Neeraj Kabi: The psyche of the character, that's what actors look for always. One had to create a world, an ambiance of Sanjeev Mehra. The character arc is interesting. When you see first him, he's a loser, he's disillusioned, he's about to lose his job and he's holding onto that. But at one point, before the series begins, he was a poster boy, he was a hero, and people celebrated his journalism. So I had to create that background, not by an imaginary process, but by facts and by realities. So I started reading up a lot on our journalists who were great heroes, and why their journalism was celebrated. Once you read that, you begin to understand their philosophies, why they stood by such a kind of journalism. You understand their purpose, their visions, their mindsets. I got to see a news channel in Delhi, how news actually travels, from one space to the other till it hits the television screens in our drawing rooms.

Prosit, Sudip and I also tried to form three very specific psychological spaces that Sanjeev Mehra travels through. So whenever we went to shoot, the first thing I would do is ask them: Okay now is this the space we are in?

Once you've defined the space, then I knew my corresponding emotions. I would go to the set, I would have all my notes and I would go through them. I am not a actor who believes in the school of reaction, imagination and improvisation. Not that it is wrong, I just don't work like that. I work with facts, realities and my personal experiences and that's how the character came alive.

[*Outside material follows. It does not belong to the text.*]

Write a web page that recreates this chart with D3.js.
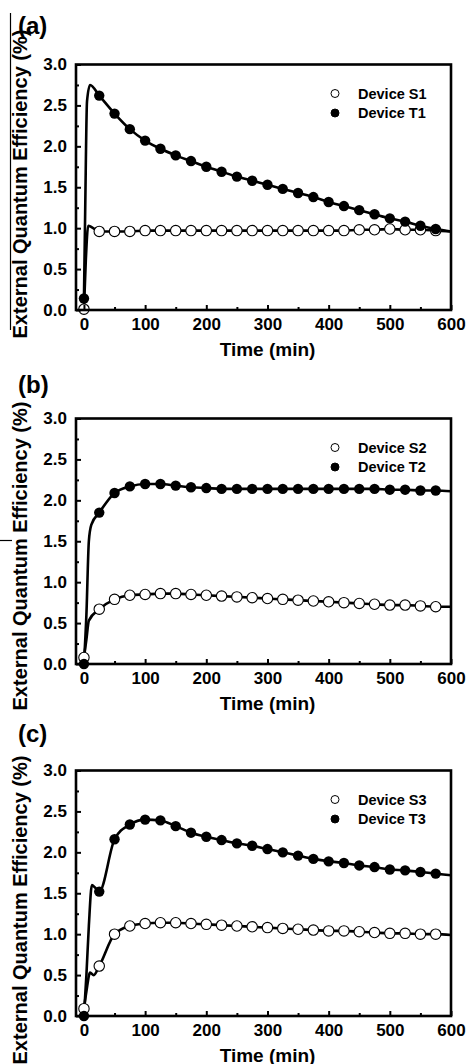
<!DOCTYPE html>
<html>
<head>
<meta charset="utf-8">
<script src="https://cdn.jsdelivr.net/npm/d3@7"></script>
<style>
  html, body { margin: 0; padding: 0; background: #fff; }
  svg { display: block; font-family: "Liberation Sans", Arial, sans-serif; font-weight: bold; }
</style>
</head>
<body>
<div id="chart"></div>
<script>
// EQE vs time, three panels (a)(b)(c), markers every 25 min

const times = [0, 25, 50, 75, 100, 125, 150, 175, 200, 225, 250, 275,
               300, 325, 350, 375, 400, 425, 450, 475, 500, 525, 550, 575];

const xTicks = [0, 100, 200, 300, 400, 500, 600];
const xMinor = [50, 150, 250, 350, 450, 550];
const yTicks = [0, 0.5, 1.0, 1.5, 2.0, 2.5, 3.0];
const yMinor = [0.25, 0.75, 1.25, 1.75, 2.25, 2.75];

// panel (a)
const s1Values = [0.01, 0.96, 0.96, 0.96, 0.97, 0.97, 0.97, 0.97, 0.97, 0.97, 0.97, 0.97,
                  0.97, 0.97, 0.97, 0.97, 0.97, 0.97, 0.98, 0.98, 0.99, 0.98, 0.98, 0.97];
const t1Values = [0.14, 2.62, 2.40, 2.21, 2.07, 1.97, 1.89, 1.82, 1.75, 1.69, 1.63, 1.58,
                  1.53, 1.48, 1.43, 1.38, 1.32, 1.27, 1.22, 1.17, 1.12, 1.08, 1.03, 0.99];
// extra knots of the measured curve between / after the markers
const s1Curve = [[3, 0.6], [7, 1.03], [600, 0.96]];
const t1Curve = [[2, 1.2], [5, 2.55], [10, 2.75], [600, 0.96]];

// panel (b)
const s2Values = [0.08, 0.67, 0.79, 0.84, 0.85, 0.86, 0.86, 0.85, 0.84, 0.83, 0.82, 0.81,
                  0.80, 0.79, 0.78, 0.77, 0.76, 0.75, 0.74, 0.73, 0.72, 0.72, 0.71, 0.70];
const t2Values = [0.00, 1.85, 2.09, 2.17, 2.20, 2.20, 2.18, 2.16, 2.15, 2.14, 2.14, 2.14,
                  2.14, 2.14, 2.14, 2.14, 2.14, 2.14, 2.14, 2.14, 2.13, 2.13, 2.12, 2.12];
const s2Curve = [[4, 0.3], [8, 0.53], [600, 0.70]];
const t2Curve = [[4, 0.6], [8, 1.5], [12, 1.70], [600, 2.11]];

// panel (c)
const s3Values = [0.09, 0.61, 1.00, 1.10, 1.13, 1.14, 1.14, 1.13, 1.12, 1.11, 1.10, 1.09,
                  1.08, 1.07, 1.06, 1.05, 1.04, 1.04, 1.03, 1.02, 1.01, 1.01, 1.00, 1.00];
const t3Values = [0.00, 1.52, 2.16, 2.34, 2.40, 2.39, 2.32, 2.24, 2.19, 2.15, 2.11, 2.08,
                  2.04, 2.00, 1.96, 1.92, 1.89, 1.87, 1.84, 1.82, 1.79, 1.78, 1.76, 1.74];
const s3Curve = [[4, 0.3], [10, 0.53], [16, 0.50], [600, 0.99]];
const t3Curve = [[4, 0.5], [8, 1.1], [13, 1.60], [18, 1.57], [600, 1.72]];

const panels = [
  { tag: '(a)', names: ['Device S1', 'Device T1'], s: s1Values, t: t1Values, sc: s1Curve, tc: t1Curve,
    top: 64.5, tagY: 34, labelY: 184 },
  { tag: '(b)', names: ['Device S2', 'Device T2'], s: s2Values, t: t2Values, sc: s2Curve, tc: t2Curve,
    top: 418.5, tagY: 393, labelY: 556 },
  { tag: '(c)', names: ['Device S3', 'Device T3'], s: s3Values, t: t3Values, sc: s3Curve, tc: t3Curve,
    top: 770.5, tagY: 742, labelY: 910 }
];

const W = 470, H = 1064;
const plotH = 245.5;
const left = 76, right = 451;

const svg = d3.select('#chart').append('svg')
  .attr('width', W).attr('height', H);

svg.append('rect').attr('width', W).attr('height', H).attr('fill', '#fff');

// stray frame line from the scanned figure
svg.append('line').attr('x1', 10.5).attr('x2', 10.5).attr('y1', 13).attr('y2', 330)
  .attr('stroke', '#000').attr('stroke-width', 1.2);
svg.append('line').attr('x1', 0).attr('x2', 12).attr('y1', 540.5).attr('y2', 540.5)
  .attr('stroke', '#000').attr('stroke-width', 1.2);

const x = d3.scaleLinear().domain([-13, 600]).range([left, right]);

panels.forEach(p => {
  const y = d3.scaleLinear().domain([0, 3]).range([p.top + plotH, p.top]);
  const g = svg.append('g');

  const line = d3.line()
    .x(d => x(d[0])).y(d => y(d[1]))
    .curve(d3.curveMonotoneX);

  const sPts = times.map((t, i) => [t, p.s[i]]);
  const tPts = times.map((t, i) => [t, p.t[i]]);
  const sLine = sPts.concat(p.sc).sort((a, b) => a[0] - b[0]);
  const tLine = tPts.concat(p.tc).sort((a, b) => a[0] - b[0]);

  [sLine, tLine].forEach(pts => {
    g.append('path').datum(pts)
      .attr('d', line)
      .attr('fill', 'none').attr('stroke', '#000')
      .attr('stroke-width', 2.6).attr('stroke-linejoin', 'round');
  });

  // open markers (S) then filled (T)
  g.selectAll('.s-dot').data(sPts).join('circle')
    .attr('class', 's-dot')
    .attr('cx', d => x(d[0])).attr('cy', d => y(d[1])).attr('r', 5.2)
    .attr('fill', '#fff').attr('stroke', '#000').attr('stroke-width', 1.1);
  g.selectAll('.t-dot').data(tPts).join('circle')
    .attr('class', 't-dot')
    .attr('cx', d => x(d[0])).attr('cy', d => y(d[1])).attr('r', 5.2)
    .attr('fill', '#000');

  // axes: ticks inside
  const xAxis = g.append('g').attr('transform', `translate(0,${p.top + plotH})`)
    .call(d3.axisBottom(x).tickValues(xTicks).tickSize(-5).tickPadding(8).tickFormat(d3.format('d')));
  g.append('g').attr('transform', `translate(0,${p.top + plotH})`)
    .call(d3.axisBottom(x).tickValues(xMinor).tickSize(-3).tickFormat(''));
  const yAxis = g.append('g').attr('transform', `translate(${left},0)`)
    .call(d3.axisLeft(y).tickValues(yTicks).tickSize(-5).tickPadding(9).tickFormat(d3.format('.1f')));
  g.append('g').attr('transform', `translate(${left},0)`)
    .call(d3.axisLeft(y).tickValues(yMinor).tickSize(-3).tickFormat(''));

  g.selectAll('.domain').remove();
  g.selectAll('.tick line').attr('stroke', '#000').attr('stroke-width', 2);
  g.selectAll('.tick text').attr('fill', '#000')
    .attr('font-size', 17).attr('font-weight', 'bold')
    .attr('font-family', '"Liberation Sans", Arial, sans-serif');

  // frame
  g.append('rect')
    .attr('x', left).attr('y', p.top)
    .attr('width', right - left).attr('height', plotH)
    .attr('fill', 'none').attr('stroke', '#000').attr('stroke-width', 2.6);

  // legend
  const lg = g.append('g');
  p.names.forEach((name, i) => {
    const ly = p.top + 29 + i * 19.5;
    lg.append('circle').attr('cx', 335).attr('cy', ly).attr('r', 4)
      .attr('fill', i === 0 ? '#fff' : '#000')
      .attr('stroke', '#000').attr('stroke-width', 1);
    lg.append('text').attr('x', 358).attr('y', ly + 5)
      .attr('font-size', 14.5).text(name);
  });

  // panel tag
  svg.append('text').attr('x', 18).attr('y', p.tagY)
    .attr('font-size', 24).text(p.tag);

  // axis titles
  svg.append('text')
    .attr('x', (left + right) / 2 + 4).attr('y', p.top + plotH + 46)
    .attr('text-anchor', 'middle').attr('font-size', 19)
    .text('Time (min)');
  svg.append('text')
    .attr('transform', `translate(27,${p.labelY}) rotate(-90)`)
    .attr('text-anchor', 'middle').attr('font-size', 20)
    .text('External Quantum Efficiency (%)');
});
</script>
</body>
</html>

AB: I don't remember any scenes in which we actually improvised, I don't remember moments where people added lines because it was all in the script.

AC: Prosit and Avinash, what is the creative process when there are two directors telling the same story? How do you ensure there consistency?

Prosit Roy: We both come from two different film backgrounds, his style of cinema and my style of cinema are completely different. I was also a little (worried about) how this would turn out because the audience would see it in one single unit. It's thanks to Sudip, we sat and went through the script with him for almost two weeks. That really helped us because the characters, the moods, all the atmosphere, everything was internalized.

AC: Who decides which part of the episode you do and which the other one does?

Avinash Arun: That was decided after the meeting with Sudip. It's been written so well that it doesn't really matter if any part is done by anyone. Pre-production was the key. We spent a lot of time in pre-production, had multiple rounds of reading and made sure there was nothing left to discuss about how different approaches could work.

AC: Avinash you were also doubling up as DOP with another cinematographer, how difficult was that?

AA: I haven't directed without being the DOP. I was really happy that my producer and Sudip said they also wanted me to do this because I was going to ask them whether I could. When you're working on a regional film, it's on a different scale. But since I'm not used to sitting in front of the monitor with 10 other heads looking into it, I got nervous. I have an intimacy with the viewfinder, I like to be closer to my actors so you're looking at their energies, interactions. I work very instinctively. Only after rehearsal I understand: This is how to set the first shot.

JA: This is how the process of acting is as well, we have everything ready and prepared, now it's time to listen to what the heart says.